Sadly, classism does play a part, as does racism. There are trend lines that speak to affordability and availability. Does someone living in low-rent housing with a couple minimum wage jobs with state medicaid have availability to a private physician in a good part of town willing to write a weekly script for oxycontin? And then the means to pay for that oxycontin? I would say probably no.
Well then I’m going to have to ask you for a couple cites. Is there any study which shows that someone suffering from an addiction to Vicodin is less likely to cause themselves extreme liver damage and end up in the emergency room than someone with an addiction to meth? Or a study which shows that the oxycontin addict embezzling from his company to pay for his habit and the behavior he exhibits while stoned is less destructive than the coke whore who takes drugs and money for sex?

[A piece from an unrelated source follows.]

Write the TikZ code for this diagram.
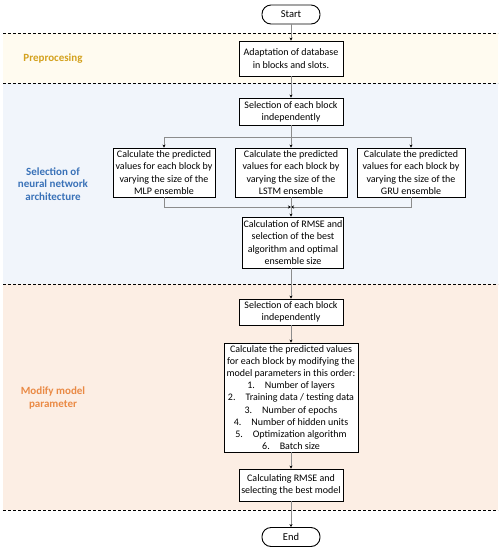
\documentclass[tikz,border=0pt]{standalone}
\usepackage{fontspec}
\setmainfont{Carlito}
\usetikzlibrary{arrows.meta,calc}
\definecolor{preBg}{HTML}{FFFBF0}
\definecolor{selBg}{HTML}{F1F5FB}
\definecolor{modBg}{HTML}{FCEEE4}
\definecolor{preTx}{HTML}{D4A21F}
\definecolor{selTx}{HTML}{3A72B8}
\definecolor{modTx}{HTML}{EA8A45}
\definecolor{lineGray}{HTML}{8C8C8C}
\tikzset{
  box/.style={draw=black, line width=0.9pt, fill=white, align=center, font=\fontsize{10}{12.2}\selectfont, inner sep=1pt},
  term/.style={draw=black, line width=0.9pt, fill=white, rounded corners=9pt, font=\fontsize{10.5}{12}\selectfont, minimum width=58pt, minimum height=19pt},
  conn/.style={draw=lineGray, line width=0.8pt},
  arr/.style={conn, -{Stealth[length=3pt,width=3pt,color=black]}},
  sep/.style={draw=black, line width=0.9pt, dash pattern=on 3pt off 2pt},
  lab/.style={align=center, font=\bfseries\fontsize{11}{12.8}\selectfont},
}
\begin{document}
\begin{tikzpicture}[x=1pt,y=-1pt]
\useasboundingbox (0,0) rectangle (501,550);
% backgrounds
\fill[preBg] (3,33) rectangle (498,83);
\fill[selBg] (3,83) rectangle (498,284);
\fill[modBg] (3,284) rectangle (498,510);
% separators
\draw[sep] (3,33) -- (498,33);
\draw[sep] (3,83) -- (498,83);
\draw[sep] (3,284) -- (498,284);
\draw[sep] (3,510) -- (498,510);
% labels
\node[lab, text=preTx] (lpre) at (53,59) {Preprocesing};
\node[lab, text=selTx] (lsel) at (53,184) {Selection of\\neural network\\architecture};
\node[lab, text=modTx] (lmod) at (53,398) {Modify model\\parameter};
% nodes
\node[term] (start) at (291,14.5) {Start};
\node[box, minimum width=104pt, minimum height=35pt] (adapt) at (291,58.5) {Adaptation of database\\in blocks and slots.};
\node[box, minimum width=104pt, minimum height=27pt] (sel1) at (291,111.5) {Selection of each block\\independently};
\node[box, minimum width=102pt, minimum height=49pt] (b1) at (164,172.5) {Calculate the predicted\\values for each block by\\varying the size of the\\MLP ensemble};
\node[box, minimum width=112pt, minimum height=49pt] (b2) at (291,172.5) {Calculate the predicted\\values for each block by\\varying the size of the\\LSTM ensemble};
\node[box, minimum width=108pt, minimum height=49pt] (b3) at (411,172.5) {Calculate the predicted\\values for each block by\\varying the size of the\\GRU ensemble};
\node[box, minimum width=100pt, minimum height=51pt] (rmse1) at (293,242.5) {Calculation of RMSE and\\selection of the best\\algorithm and optimal\\ensemble size};
\node[box, minimum width=104pt, minimum height=26pt] (sel2) at (291,312) {Selection of each block\\independently};
\node[box, minimum width=134pt, minimum height=109pt] (calc) at (291,397.5) {Calculate the predicted values\\for each block by modifying the\\model parameters in this order:\\1.\quad Number of layers\\2.\quad Training data / testing data\\3.\quad Number of epochs\\4.\quad Number of hidden units\\5.\quad Optimization algorithm\\6.\quad Batch size};
\node[box, minimum width=104pt, minimum height=32pt] (rmse2) at (291,485) {Calculating RMSE and\\selecting the best model};
\node[term] (end) at (291,537) {End};
% connectors
\coordinate (split) at (291,137);
\coordinate (merge) at (291,207);
\draw[arr] (start) -- (adapt);
\draw[arr] (adapt) -- (sel1);
\draw[conn] (sel1.south) -- (split);
\draw[arr] (split) -| (b1.north);
\draw[arr] (split) -- (b2.north);
\draw[arr] (split) -| (b3.north);
\draw[arr] (b1.south) |- (merge);
\draw[arr] (b3.south) |- (merge);
\draw[arr] (b2.south) -- (b2.south |- rmse1.north);
\draw[arr] (sel2.north |- rmse1.south) -- (sel2.north);
\draw[arr] (sel2) -- (calc);
\draw[arr] (calc) -- (rmse2);
\draw[arr] (rmse2) -- (end);
\end{tikzpicture}
\end{document}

Back atcha, sweetcakes. Behavior exhibited by addicts while in the throes of addiction does not know bias.
There is indeed a big difference between Mr. Limbaugh and a thieving gutter junkie. The difference is wealth. Limbaugh is solid-gold, money-bin diving rich. He didn’t have to turn tricks in an alley or break into somebody’s house to steal purses and laptops. He simply had his maid go out to buy his pills on the street. Rush had already exhausted his legal supplies, and even the extra pills he could get by doctor-hopping. He needed more. lots more. He was a full-out junkie.
Maybe Starving Artist hasn’t heard of Oxy-boppers becoming prostitutes or thieves, but there’s a reason the police call Oxycontin “hillbilly heroin.”
When Limbaugh was preaching heavy prison time for drug users, he was flying high all day and all night. Is it “reasonable” for a rich junkie to call for the jailing of poor junkies? I say no. Rush came out of his shortened rehab just as arrogant as ever, saying he didn’t have to explain himself to anybody.
Starving Artist, I don’t know you, so don’t take this as a gotcha, but surely based on what you’ve written above and in this thread you must support the decriminalization of soft, non-addictive drugs, right?
Sure it is wrong and silly. But that is what he did. I heard him say before that all people using drugs should be jailed . He was using while he said that. HYPOCRITE.